New Telegraph

$430m project: World Bank sets 148m NIN target for Nigeria

115m female, children must be enrolled by 2024

To be counted as successful in the on-going Digital Identification for Development (ID4D) project being supervised by the World Bank and financed by other global bodies, Nigeria must have issued National Identity Number (NIN) to 148 million of its citizens by June 2024. New Telegraph gathered through the bank’s document on the project that this performance indicator, among others, would determine the full release to the country of the $430 million earmarked for the project. According to the World Bank document, Nigeria, as of May this year, had issued 36.9 million NIN.

This means that the National Identity Management Commission (NIN) must issue NIN to additional 111.1 million Nigerians in the next four years. NIMC had repeatedly identified poor funding as the bane of the identification project in Nigeria, leading to slow-paced data capturing and low NIN database.

The Director-General of NIMC, Mr. Aliyu Aziz, had recently disclosed that the commission currently registers 500,000 monthly citing inadequate funding as a major constraint to achieving its target.

However, the ID4D project is expected to help the country fast-track the process through special funding. The project is being financed through an International Development Association (IDA) credit of $115 million and co-financing of US$100 million from the French Agency for Development and $215 million from the European Investment Bank. The World Bank in the document indicated that as of September 30, 2020, IDA had released its $115 million commitment. While it described the country’s progress towards achieving the target of the project as ‘satisfactory,’ the World Bank listed other targets to include the issuance of NIN to at least 65 million female Nigerians by June 1, 2024, as well as 50 million NIN to children under 16 years of age by same date.

Besides, the bank said the country must have begun digital registration and issuance of NIN at birth with a target of 100,000 babies already issued the number by June 1, 2024. Other performance indicators set for the country include the development of pro-poor functional public and private services employing the foundational ID system for the purpose of authentication and service delivery; NIN enrolments in rural areas; government personnel trained in best practices for legal and regulatory enabling environments for foundational ID, including privacy and data protection, all of which must have been achieved by June 2024.

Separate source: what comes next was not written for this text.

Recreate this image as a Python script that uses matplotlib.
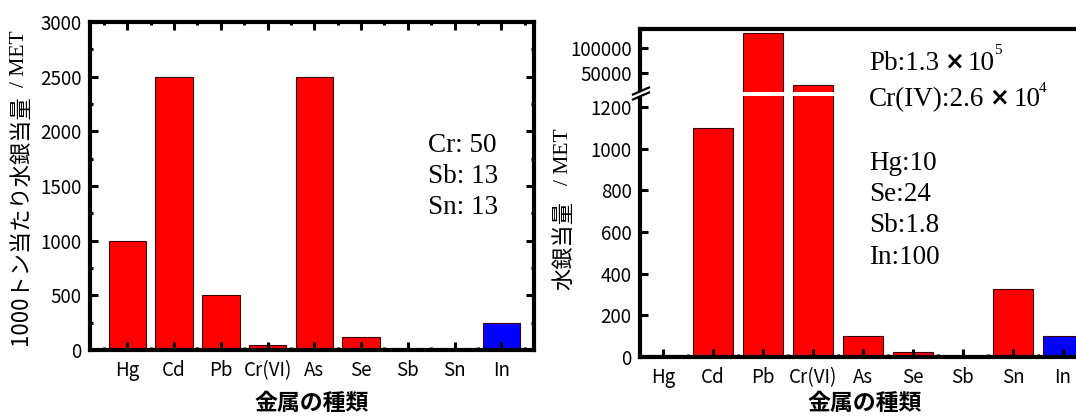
import numpy as np
import matplotlib
matplotlib.use("Agg")
import matplotlib.pyplot as plt
from matplotlib.ticker import MultipleLocator, FixedLocator
from matplotlib.patches import Polygon

plt.rcParams['font.family'] = ['Noto Sans CJK JP', 'DejaVu Sans']
plt.rcParams['mathtext.fontset'] = 'stix'

metals = ['Hg', 'Cd', 'Pb', 'Cr(VI)', 'As', 'Se', 'Sb', 'Sn', 'In']
per_1000t = [1000, 2500, 500, 50, 2500, 120, 13, 13, 250]
met_total = [10, 1100, 130000, 26000, 100, 24, 1.8, 325, 100]
bar_colors = ['#ff0000'] * 8 + ['#0000ff']

left_notes = ['Cr: 50', 'Sb: 13', 'Sn: 13']
# (prefix, exponent) for the two large values
right_notes_exp = [('Pb:1.3', '5'), ('Cr(IV):2.6', '4')]
right_notes = ['Hg:10', 'Se:24', 'Sb:1.8', 'In:100']

W, H = 1076, 416
fig = plt.figure(figsize=(W / 100, H / 100), dpi=100)
renderer = fig.canvas.get_renderer()
serif = 'Liberation Serif'


def px_axes(left, top, right, bottom):
    return fig.add_axes([left / W, 1 - bottom / H, (right - left) / W, (bottom - top) / H])


def px(xp, yp):
    return xp / W, 1 - yp / H


def right_edge(t):
    bb = t.get_window_extent(renderer=renderer)
    return bb.x1 / fig.dpi / fig.get_figwidth()


def style_axes(ax, lw=3):
    for s in ax.spines.values():
        s.set_linewidth(lw)
    ax.tick_params(which='both', direction='in', width=2.2, labelsize=13.5,
                   colors='black')
    ax.tick_params(which='major', length=5.5)
    ax.tick_params(which='minor', length=2.5)
    ax.tick_params(axis='y', pad=6)
    ax.tick_params(axis='x', pad=7)


x = np.arange(len(metals))

# ---- left: per 1000 t ----
ax1 = px_axes(90, 22, 534, 350)
ax1.bar(x, per_1000t, width=0.8, color=bar_colors, edgecolor='#3a0000', linewidth=0.8)
ax1.set_xlim(-0.8, 8.7)
ax1.set_ylim(0, 3000)
ax1.set_xticks(x, metals)
ax1.xaxis.set_minor_locator(FixedLocator(np.arange(-0.5, 9, 1)))
ax1.yaxis.set_major_locator(MultipleLocator(500))
ax1.yaxis.set_minor_locator(MultipleLocator(250))
style_axes(ax1)
ax1.tick_params(which='both', top=True, right=True)

for i, s in enumerate(left_notes):
    fig.text(*px(428, 146 + 31 * i), s, family=serif, fontsize=19.5, va='center', ha='left')

# ---- right: total, broken axis ----
LO_TOP, HI_BOT = 1253.0, 12600.0
LO_K, HI_K = 4.8, 2000.0
LO_PX = LO_TOP / LO_K
GAP_PX = 4.0


def fwd(y):
    y = np.asarray(y, dtype=float)
    mid = LO_PX + (y - LO_TOP) * GAP_PX / (HI_BOT - LO_TOP)
    hi = LO_PX + GAP_PX + (y - HI_BOT) / HI_K
    return np.where(y <= LO_TOP, y / LO_K, np.where(y >= HI_BOT, hi, mid))


def inv(s):
    s = np.asarray(s, dtype=float)
    mid = LO_TOP + (s - LO_PX) * (HI_BOT - LO_TOP) / GAP_PX
    hi = HI_BOT + (s - LO_PX - GAP_PX) * HI_K
    return np.where(s <= LO_PX, s * LO_K, np.where(s >= LO_PX + GAP_PX, hi, mid))


ax2 = px_axes(640, 29, 1093, 357)
ax2.set_yscale('function', functions=(fwd, inv))
ax2.bar(x, met_total, width=0.8, color=bar_colors, edgecolor='#3a0000', linewidth=0.8, zorder=1)
ax2.axhspan(LO_TOP, HI_BOT, color='white', lw=0, zorder=1.5)
ax2.set_xlim(-0.46, 8.6)
ax2.set_ylim(0, 138600)
yt = [0, 200, 400, 600, 800, 1000, 1200, 50000, 100000]
ax2.set_yticks(yt, [str(v) for v in yt])
ax2.yaxis.set_minor_locator(FixedLocator([]))
ax2.set_xticks(x, metals)
ax2.xaxis.set_minor_locator(FixedLocator(np.arange(-0.5, 9, 1)))
style_axes(ax2)
ax2.tick_params(axis='y', length=6)

# break mark on the left spine
cx, cy = 641, 94
dx = 8
top_line = [(cx - dx, cy + 0.5), (cx + dx, cy - 6.5)]
bot_line = [(cx - dx, cy + 5.5), (cx + dx, cy - 1.5)]
poly = Polygon([px(*p) for p in top_line + bot_line[::-1]], closed=True,
               transform=fig.transFigure, facecolor='white', edgecolor='none', zorder=5)
fig.add_artist(poly)
for ln in (top_line, bot_line):
    xs, ys = zip(*[px(*p) for p in ln])
    fig.add_artist(plt.Line2D(xs, ys, transform=fig.transFigure, color='black', lw=1.6, zorder=6))

# value notes; the multiplication sign is set in a heavy sans face
for i, (head, ex) in enumerate(right_notes_exp):
    yy = 1 - (63 + 37 * i) / H
    t = fig.text(869 / W, yy, head, family=serif, fontsize=19.5, va='center', ha='left')
    xx = right_edge(t) + 5 / W
    t = fig.text(xx, yy + 2 / H, '×', family='DejaVu Sans', fontweight='bold', fontsize=17,
                 va='center', ha='left')
    xx = right_edge(t) + 4 / W
    t = fig.text(xx, yy, '10', family=serif, fontsize=19.5, va='center', ha='left')
    xx = right_edge(t) - 1 / W
    fig.text(xx, yy + 12 / H, ex, family=serif, fontsize=11, va='center', ha='left')

for i, s in enumerate(right_notes):
    fig.text(*px(869, 163 + 31.5 * i), s, family=serif, fontsize=19.5, va='center', ha='left')


# ---- axis titles ----
def ylabel(xp, ybot, jp, unit, gap):
    t = fig.text(*px(xp, ybot), jp, rotation=90, ha='center', va='bottom', fontsize=16)
    bb = t.get_window_extent(renderer=renderer)
    top = fig.transFigure.inverted().transform((0, bb.y1))[1]
    fig.text(xp / W, top + gap / H, unit, rotation=90, ha='center', va='bottom',
             family=serif, fontsize=15.5)


ylabel(20, 345, '1000トン当たり水銀当量', '/ MET', 8)
ylabel(564, 290, '水銀当量', '/ MET', 16)

fig.text(*px(312, 404), '金属の種類', ha='center', va='center', fontsize=16.5, fontweight='bold')
fig.text(*px(865, 404), '金属の種類', ha='center', va='center', fontsize=16.5, fontweight='bold')

fig.savefig('out.png', dpi=100)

Part of the project’s requirements also make it mandatory for the country to develop “a legal and regulatory framework that adequately protects individuals’ personal data and privacy.” This, an industry analyst said, was the reason the Federal Government had recently come up with a draft Bill for the establishment of a Data Protection Commission in the country through the Data Protection Bill 2020.

The Executive Bill, which is currently being subjected to expert review, is expected in the current National Data Protection Regulation (NDPR), which was developed by the National Information Technology Development Agency (NITDA) to protect Nigerians against data abuse.

The World Bank stated that the objective of the Digital Identification for Development Project for Nigeria was “to increase the number of persons with a national ID number, issued by a robust and inclusive foundational Identification (ID) system that facilitates their access to services.” The project, according to the World Bank, has four components which include strengthening the legal and institutional framework component that will finance the reform of the ID legal, regulatory, and institutional framework.

“Establishing a robust and inclusive foundational ID system component will support the harmonisation of existing functional ID systems and the establishment of a digital foundational ID platform that issues free of charge a unique national ID number (NIN) as an identity credential to all persons in Nigeria as well as Nigerians living abroad. “Component 2 comprises the following subcomponents and activities: Subcomponent 2.1: Reinforcing the National Identity Management System (NIMS).

This subcomponent will reinforce deduplication capacity at NIMC, back-end systems, telecommunications links, and human resources, as well as the development of specifications for key systems. (Subcomponent 2.2: Reinforcing the foundational ID ecosystem. This subcomponent will support the foundational ID system’s capacity to deliver NINs at birth as part of the birth registration process through links with a digitized Civil Registration (CR),” the World Bank stated.